- **Provided data**:

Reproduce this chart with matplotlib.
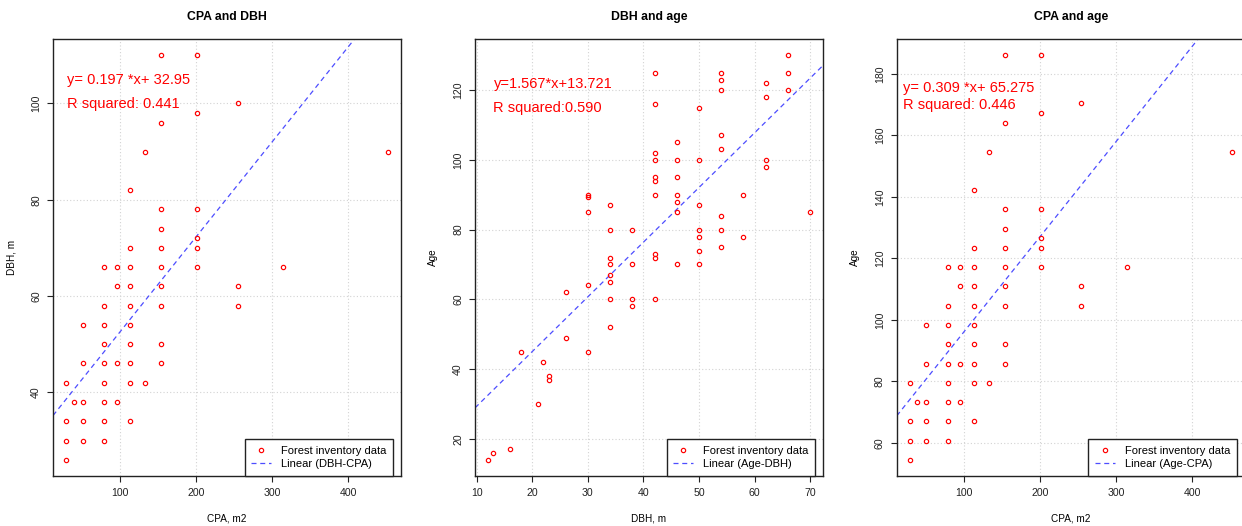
import matplotlib.pyplot as plt
from matplotlib.ticker import MultipleLocator

plt.rcParams['font.family'] = ['Liberation Sans', 'DejaVu Sans']

# crown projection area (m2), DBH and age of the same trees (panels 1 and 3)
cpa = [153.9, 201.1, 254.5, 201.1, 153.9, 132.7, 452.4, 113.1, 153.9, 201.1,
       153.9, 201.1, 113.1, 153.9, 201.1, 78.5, 95.0, 113.1, 153.9, 201.1,
       314.2, 95.0, 113.1, 153.9, 254.5, 78.5, 113.1, 153.9, 254.5, 50.3,
       78.5, 113.1, 78.5, 113.1, 153.9, 50.3, 78.5, 95.0, 113.1, 153.9,
       28.3, 78.5, 113.1, 132.7, 38.5, 50.3, 78.5, 95.0, 28.3, 50.3,
       78.5, 113.1, 28.3, 50.3, 78.5, 28.3]
dbh_cpa = [110, 110, 100, 98, 96, 90, 90, 82, 78, 78,
           74, 72, 70, 70, 70, 66, 66, 66, 66, 66,
           66, 62, 62, 62, 62, 58, 58, 58, 58, 54,
           54, 54, 50, 50, 50, 46, 46, 46, 46, 46,
           42, 42, 42, 42, 38, 38, 38, 38, 34, 34,
           34, 34, 30, 30, 30, 26]
age_cpa = [186.1, 186.1, 170.4, 167.3, 164.2, 154.7, 154.7, 142.2, 136.0, 136.0,
           129.7, 126.5, 123.4, 123.4, 123.4, 117.1, 117.1, 117.1, 117.1, 117.1,
           117.1, 110.9, 110.9, 110.9, 110.9, 104.6, 104.6, 104.6, 104.6, 98.3,
           98.3, 98.3, 92.1, 92.1, 92.1, 85.8, 85.8, 85.8, 85.8, 85.8,
           79.5, 79.5, 79.5, 79.5, 73.3, 73.3, 73.3, 73.3, 67.0, 67.0,
           67.0, 67.0, 60.7, 60.7, 60.7, 54.5]

# inventory data for DBH vs age (panel 2)
dbh = [12, 13, 16, 18, 21, 22, 23, 23, 26, 26,
       30, 30, 30, 30, 30, 34, 34, 34, 34, 34, 34, 34, 34,
       38, 38, 38, 38,
       42, 42, 42, 42, 42, 42, 42, 42, 42, 42,
       46, 46, 46, 46, 46, 46, 46,
       50, 50, 50, 50, 50, 50, 50,
       54, 54, 54, 54, 54, 54, 54, 54,
       58, 58, 62, 62, 62, 62, 66, 66, 66, 70]
age = [14, 16, 17, 45, 30, 42, 38, 37, 62, 49,
       90, 89.4, 85, 64, 45, 87, 80, 72, 70, 67, 65, 60, 52,
       80, 70, 60, 58,
       125, 116, 102, 100, 95, 94, 90, 73, 72, 60,
       105, 100, 95, 90, 88, 85, 70,
       115, 100, 87, 80, 78, 74, 70,
       125, 123, 120, 107, 103, 84, 80, 75,
       90, 78, 122, 118, 100, 98, 130, 125, 120, 85]

panels = [
    dict(x=cpa, y=dbh_cpa, title='CPA and DBH', xlab='CPA, m2', ylab='DBH, m',
         slope=0.197, icpt=32.95, eq='y= 0.197 *x+ 32.95', r2='R squared: 0.441',
         leg='Linear (DBH-CPA)', xt=100, yt=20, left=53,
         txt=(0.039, 0.906, 0.851)),
    dict(x=dbh, y=age, title='DBH and age', xlab='DBH, m', ylab='Age',
         slope=1.567, icpt=13.721, eq='y=1.567*x+13.721', r2='R squared:0.590',
         leg='Linear (Age-DBH)', xt=10, yt=20, left=475,
         txt=(0.053, 0.898, 0.841)),
    dict(x=cpa, y=age_cpa, title='CPA and age', xlab='CPA, m2', ylab='Age',
         slope=0.309, icpt=65.275, eq='y= 0.309 *x+ 65.275', r2='R squared: 0.446',
         leg='Linear (Age-CPA)', xt=100, yt=20, left=896.7,
         txt=(0.017, 0.889, 0.848)),
]


def r_range(v):
    # R-style axis range: data range plus 4% at each end
    lo, hi = min(v), max(v)
    d = (hi - lo) * 0.04
    return lo - d, hi + d


W, H = 1242, 526
fig = plt.figure(figsize=(W / 100, H / 100), dpi=100)

for p in panels:
    ax = fig.add_axes([p['left'] / W, 50 / H, 348 / W, 437 / H])
    ax.plot(p['x'], p['y'], 'o', mfc='none', mec='red', ms=3.1, mew=0.85,
            label='Forest inventory data', zorder=3)
    ax.axline((0, p['icpt']), slope=p['slope'], color='#4d4dff', lw=0.9,
              ls=(0, (4, 3)), label=p['leg'], zorder=2)
    ax.set_xlim(*r_range(p['x']))
    ax.set_ylim(*r_range(p['y']))
    ax.xaxis.set_major_locator(MultipleLocator(p['xt']))
    ax.yaxis.set_major_locator(MultipleLocator(p['yt']))
    ax.grid(True, color='#d3d3d3', ls=(0, (1, 2)), lw=0.8, zorder=0)
    ax.set_axisbelow(True)
    for s in ax.spines.values():
        s.set_color('#222222')
        s.set_linewidth(1.0)
    ax.tick_params(direction='out', length=4.5, width=0.8, colors='#222222',
                   labelsize=7.6, pad=4)
    for lab in ax.get_yticklabels():
        lab.set_rotation(90)
        lab.set_va('center')
    ax.set_title(p['title'], fontsize=8.8, fontweight='bold', pad=13.5)
    ax.set_xlabel(p['xlab'], fontsize=7.2)
    ax.set_ylabel(p['ylab'], fontsize=7.2)
    ax.xaxis.set_label_coords(0.5, -0.085)
    ax.yaxis.set_label_coords(-0.105, 0.5)

    tx, ty1, ty2 = p['txt']
    ax.text(tx, ty1, p['eq'], transform=ax.transAxes, color='red',
            fontsize=10.5, va='center', ha='left')
    ax.text(tx, ty2, p['r2'], transform=ax.transAxes, color='red',
            fontsize=10.5, va='center', ha='left')

    leg = ax.legend(loc='lower right', bbox_to_anchor=(0.978, 0.0),
                    borderaxespad=0, fontsize=8.0, fancybox=False,
                    framealpha=1, edgecolor='#222222', borderpad=0.6,
                    handlelength=1.8, handletextpad=0.9, labelspacing=0.3)
    leg.get_frame().set_linewidth(1.0)

fig.savefig('out.png', dpi=100)
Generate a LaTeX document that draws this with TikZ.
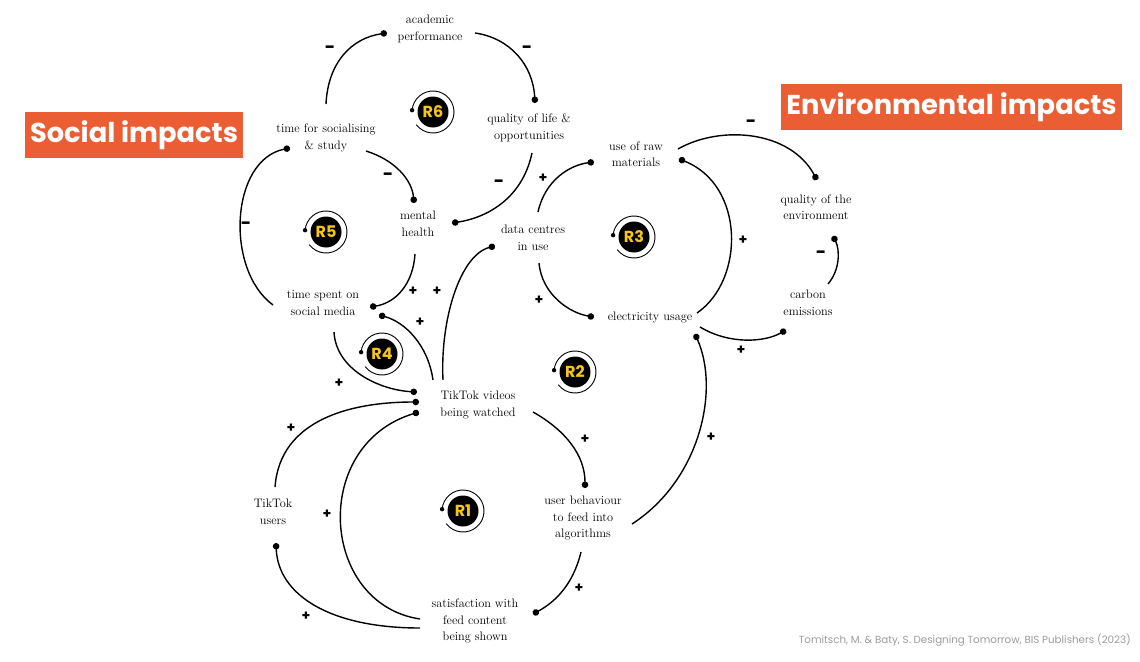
\documentclass[tikz,border=0pt]{standalone}
\usepackage{fontspec}
\newfontfamily\headfont{Poppins}
\usetikzlibrary{arrows.meta}
\definecolor{orng}{HTML}{EB5D33}
\definecolor{rgold}{HTML}{F5C518}
\definecolor{citegray}{HTML}{9C9C9C}
\newcommand\loopmark[3]{%
  \node[rbadge] (#1) at (#2) {#3};
  \draw[line width=0.9pt] ([shift={(175:21pt)}]#1.center) arc[start angle=175, delta angle=-318, radius=21pt];
  \fill ([shift={(175:21pt)}]#1.center) circle[radius=2.2pt];
}
\begin{document}
\begin{tikzpicture}[x=1pt,y=-1pt,
  lbl/.style={font=\fontsize{12.3}{16.5}\selectfont, align=center, inner sep=0pt},
  link/.style={line width=1.4pt, -{Circle[length=6.5pt]}},
  sgn/.style={font=\headfont\bfseries\fontsize{14}{14}\selectfont, inner sep=0pt},
  neg/.style={font=\headfont\bfseries\fontsize{18}{18}\selectfont, inner sep=0pt},
  head/.style={fill=orng, text=white, font=\headfont\bfseries\fontsize{27.3}{27}\selectfont, inner sep=0pt},
  rbadge/.style={circle, fill=black, minimum size=31pt, inner sep=0pt, text=rgold, font=\headfont\bfseries\fontsize{16}{16}\selectfont}
]
\useasboundingbox (0,0) rectangle (1140,661);
\fill[white] (0,0) rectangle (1140,661);

% headings
\node[head, minimum width=218pt, minimum height=46pt] (soc) at (134,135) {Social impacts};
\node[head, minimum width=341pt, minimum height=46pt] (env) at (951.5,107) {Environmental impacts};
\node[font=\headfont\fontsize{10.3}{11}\selectfont, text=citegray, anchor=east, inner sep=0pt] (cite) at (1131,640) {Tomitsch, M. \& Baty, S. Designing Tomorrow, BIS Publishers (2023)};

% variables
\node[lbl] (acad)  at (430,29)  {academic\\performance};
\node[lbl] (qol)   at (529,128) {quality of life \&\\opportunities};
\node[lbl] (tsoc)  at (326,138) {time for socialising\\\& study};
\node[lbl] (mh)    at (418,224) {mental\\health};
\node[lbl] (dc)    at (533,238) {data centres\\in use};
\node[lbl] (raw)   at (636,154) {use of raw\\materials};
\node[lbl] (qenv)  at (816,207) {quality of the\\environment};
\node[lbl] (carb)  at (808,303) {carbon\\emissions};
\node[lbl] (elec)  at (650,317) {electricity usage};
\node[lbl] (tsm)   at (323,303) {time spent on\\social media};
\node[lbl] (vid)   at (478,405) {TikTok videos\\being watched};
\node[lbl] (users) at (273,512) {TikTok\\users};
\node[lbl] (ub)    at (583,518) {user behaviour\\to feed into\\algorithms};
\node[lbl] (sat)   at (475,621) {satisfaction with\\feed content\\being shown};

% loop markers
\loopmark{r6}{433,112}{R6}
\loopmark{r5}{326,232}{R5}
\loopmark{r3}{634,237}{R3}
\loopmark{r4}{382,354}{R4}
\loopmark{r2}{575,372}{R2}
\loopmark{r1}{463,511}{R1}

% connectors
\draw[link] ([shift={(0,-34)}]tsoc.center) .. controls +(2,-42) and +(-35,5) .. ([shift={(-43,4)}]acad.center);
\draw[link] ([shift={(45,4)}]acad.center) .. controls +(35,5) and +(-2,-38) .. ([shift={(6,-25)}]qol.center);
\draw[link] ([shift={(3,25)}]qol.center) .. controls +(-10,47) and +(33,-5) .. ([shift={(34,-1)}]mh.center);
\draw[link] ([shift={(40,13)}]tsoc.center) .. controls +(29,9) and +(-2,-23) .. ([shift={(-4,-21)}]mh.center);
\draw[link] ([shift={(-50,2)}]tsm.center) .. controls +(-48,-35) and +(-60,12) .. ([shift={(-36,10)}]tsoc.center);
\draw[link] ([shift={(-3,30)}]mh.center) .. controls +(-2,31) and +(25,-4) .. ([shift={(47,4)}]tsm.center);
\draw[link] ([shift={(-45,-25)}]vid.center) .. controls +(-5,-35) and +(26,7) .. ([shift={(56,12)}]tsm.center);
\draw[link] ([shift={(11,29)}]tsm.center) .. controls +(2,38) and +(-37,-2) .. ([shift={(-61,-13)}]vid.center);
\draw[link] ([shift={(-35,-25)}]vid.center) .. controls +(-3,-60) and +(-35,9) .. ([shift={(-38,8)}]dc.center);
\draw[link] ([shift={(5,-26)}]dc.center) .. controls +(7,-32) and +(-24,3) .. ([shift={(-42,8)}]raw.center);
\draw[link] ([shift={(6,25)}]dc.center) .. controls +(3,32) and +(-24,-4) .. ([shift={(-56,0)}]elec.center);
\draw[link] ([shift={(47,-4)}]elec.center) .. controls +(48,-33) and +(66,26) .. ([shift={(43,5)}]raw.center);
\draw[link] ([shift={(42,-5)}]raw.center) .. controls +(42,-24) and +(-27,-50) .. ([shift={(1,-27)}]qenv.center);
\draw[link] ([shift={(20,-19)}]carb.center) .. controls +(12,-14) and +(7,14) .. ([shift={(17,29)}]qenv.center);
\draw[link] ([shift={(50,10)}]elec.center) .. controls +(30,18) and +(-21,12) .. ([shift={(-22,27)}]carb.center);
\draw[link] ([shift={(49,6)}]ub.center) .. controls +(68,-44) and +(25,56) .. ([shift={(45,17)}]elec.center);
\draw[link] ([shift={(55,7)}]vid.center) .. controls +(32,18) and +(0,-33) .. ([shift={(2,-30)}]ub.center);
\draw[link] ([shift={(-2,34)}]ub.center) .. controls +(-8,33) and +(22,-12) .. ([shift={(58,-7)}]sat.center);
\draw[link] ([shift={(-55,-2)}]sat.center) .. controls +(-100,-15) and +(-109,33) .. ([shift={(-59,7)}]vid.center);
\draw[link] ([shift={(2,-25)}]users.center) .. controls +(5,-67) and +(-69,0) .. ([shift={(-59,-3)}]vid.center);
\draw[link] ([shift={(-55,7)}]sat.center) .. controls +(-90,0) and +(2,52) .. ([shift={(3,31)}]users.center);

% polarity signs
\node[neg] (p1) at (330,50) {-};
\node[neg] (p2) at (527,50) {-};
\node[neg] (p3) at (499,184) {-};
\node[neg] (p4) at (388,177) {-};
\node[neg] (p5) at (246,226) {-};
\node[sgn] (p6) at (413,291) {+};
\node[sgn] (p7) at (437,291) {+};
\node[sgn] (p8) at (420,322) {+};
\node[sgn] (p9) at (339,383) {+};
\node[sgn] (p10) at (543,178) {+};
\node[sgn] (p11) at (539,300) {+};
\node[sgn] (p12) at (743,240) {+};
\node[neg] (p13) at (751,124) {-};
\node[neg] (p14) at (821,255) {-};
\node[sgn] (p15) at (741,350) {+};
\node[sgn] (p16) at (711,437) {+};
\node[sgn] (p17) at (585,439) {+};
\node[sgn] (p18) at (579,588) {+};
\node[sgn] (p19) at (327,514) {+};
\node[sgn] (p20) at (291,428) {+};
\node[sgn] (p21) at (306,616) {+};
\end{tikzpicture}
\end{document}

- **Problem description**: Without the pictures, repeat the entries above line by line, from the first through the one that contains "plt.rcParams['font.family'] = ['Liberation", both ends included.

- **The answer**:
Reproduce this chart with matplotlib.
import matplotlib.pyplot as plt
from matplotlib.ticker import MultipleLocator

plt.rcParams['font.family'] = ['Liberation Sans', 'DejaVu Sans']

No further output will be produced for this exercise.